Indigo has been on my mind a lot recently. I finally got around to reading Jenny Balfour-Paul’s classic book Indigo in the Arab World (Routledge, 1997) and ten days or so ago I returned from a brief trip to Ouagadougou in Burkina Faso where I had passed an enjoyable week looking around for more Mossi indigo wrappers. These soft faded old cloths are among the best sellers in our shop (cushions made from them can be seen in the Andalusian estate on the cover of October 2012 issue of World of Interiors.) Since then the post from Burkina has been bringing large bags of the cloths in their various shades, recalling Balfour-Paul’s wonderful list - in eighteenth century Europe “dyers classified indigo colours into thirteen separate shades, beginning with the lightest: ‘milk-blue, pearl-blue, pale-blue, flat-blue, middling-blue, sky-blue, queen’s blue, turkish-blue, watchet-blue, garter-blue, mazareen-blue, deep-blue, and very deep or navy-blue (or ‘infernal blue’).” (page 117.)

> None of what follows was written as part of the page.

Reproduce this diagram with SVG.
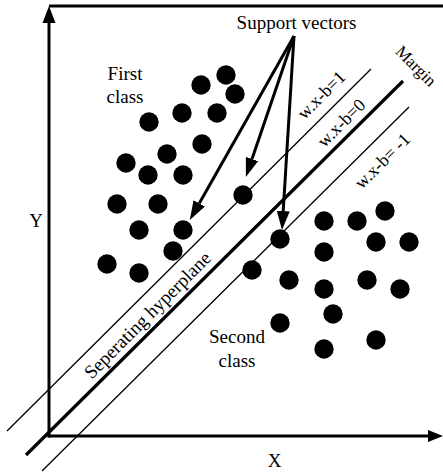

On our cloths it is years of rigorous hand washing and drying under the fierce Saharan sun that have created the range of shades rather than the initial dyeing.
In the mid-C20th postcard above the cones of thatch cover the indigo dye pits to maintain them at the correct temperature. Two indigo wrappers may be seen hanging at the right of the figures.